Lloyd Blankfein, CEO of Goldman Sachs, is getting paid $23 million for 2013, a roughly 10 percent raise despite a flat year of revenues and steep drops in trading income from some of its core businesses, the company announced this week. Earlier this month JP Morgan’s board revealed that it is paying CEO Jamie Dimon 74 percent more than it did for 2012, and might throw him another $34 million later this year. Morgan Stanley CEO James Gorman is getting an 88 percent bump to his stock options, although his total compensation isn’t yet known. The government is subsidizing all three of these big pay raises thanks to a loophole in the tax code.

Dimon’s raise brought the most heated criticism, but it is also perhaps the best example of how different things look from the perspective of financial company boardrooms than from Main Street. JP Morgan made headlines for paying the largest government legal settlement in U.S. history, critics of Dimon’s raise say, and failed to post a new record annual profit for the first time since 2009. But considering that the government had strong enough evidence on the bank that it was prepared to go to court — a highly unusual move for Attorney General Eric Holder — the deal Dimon struck is a very good one from JP Morgan’s perspective. Furthermore, as ThinkProgress has detailed repeatedly, the deal won’t actually cost the bank the $13 billion that Holder and others have claimed. After tax deductions and some fine print in the deal, it will really only cost the company something like $5 billion. The company’s stock rose 33 percent last year and Jamie Dimon outfoxed the feds, so why shouldn’t he get a 74 percent raise?

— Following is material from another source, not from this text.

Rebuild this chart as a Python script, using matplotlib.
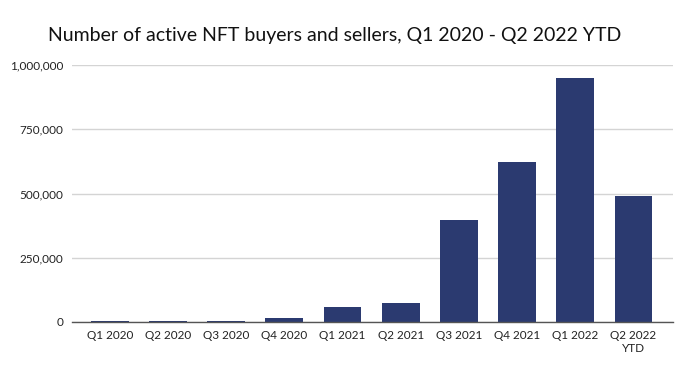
import matplotlib.pyplot as plt
import numpy as np

quarters = ["Q1 2020", "Q2 2020", "Q3 2020", "Q4 2020", "Q1 2021",
            "Q2 2021", "Q3 2021", "Q4 2021", "Q1 2022", "Q2 2022\nYTD"]
active_users = [4000, 4000, 4000, 15000, 58000,
                74000, 397000, 623000, 949000, 490000]
y_ticks = [0, 250000, 500000, 750000, 1000000]

plt.rcParams['font.family'] = ['Lato', 'DejaVu Sans']

fig = plt.figure(figsize=(6.76, 3.65), dpi=100)
ax = fig.add_axes([72 / 676, 1 - 322 / 365, (673 - 72) / 676, (322 - 65) / 365])

x = np.arange(len(quarters))
ax.bar(x, active_users, width=0.65, color="#2b3a70", zorder=3)

ax.set_xlim(-0.65, len(quarters) - 0.32)
ax.set_ylim(0, 1000000)
ax.set_yticks(y_ticks)
ax.set_yticklabels([f"{v:,}" for v in y_ticks])
ax.set_xticks(x)
ax.set_xticklabels(quarters)
ax.tick_params(axis="both", length=0, labelsize=8.5, colors="#222222")
ax.tick_params(axis="x", pad=6)
ax.tick_params(axis="y", pad=6)

ax.grid(axis="y", color="#d4d4d4", linewidth=1, zorder=0)
for side in ["top", "right", "left"]:
    ax.spines[side].set_visible(False)
ax.spines["bottom"].set_color("#555555")
ax.spines["bottom"].set_linewidth(1)
ax.spines["bottom"].set_zorder(4)

fig.text(48 / 676, 1 - 35 / 365, "Number of active NFT buyers and sellers, Q1 2020 - Q2 2022 YTD",
         fontsize=14, va="center", ha="left", color="#111111")

fig.savefig("out.png", dpi=100, facecolor="white")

Gorman, the Morgan Stanley chief executive, stands to make a lot more money than he did last year even though he led the bank to an earnings performance “that is roughly half of Gorman’s stated target” by one key measure, according to Reuters. So how could he get a raise? Morgan Stanley has been the most successful of all banks at avoiding legal and financial consequences for its financial crisis activities. Leading the industry in penalty avoidance is worth a lot, apparently.

Blankfein can make a similar case. Considering that the firm is now under investigation for its role in controlling the price of aluminum, and that one of its employees was on trial this year for designing a brazen form of deception that made Goldman Sachs a great deal of money in the run-up to the financial collapse, the firm has gotten away relatively unscathed. A lawsuit tied to Goldman’s allegedly fraudulent crisis-era deals was dismissed in early 2013, and responsibility for the company’s actions in that deal is falling on one individual’s shoulders.

The biggest banks and financial firms have bounced back to near-record profitability in just a few short years. The crisis they caused ripped at least $6 trillion, and perhaps more like $20 trillion, out of the economy. Next to all that damage, the legal bills those companies have faced are minuscule, and the heads of those companies are being rewarded for that victory.

The individual outrages tied to each bank’s recent actions conceal the core reality of the financial industry. These three men successfully minimized the legal and financial damage from deals relating to the financial crisis and brought huge stock price returns to their shareholders. The financial system is designed to reward that behavior handsomely. Rather than attacking individual companies’ decisions, critics would do well to train their fire on the broken system of rules governing executive compensation.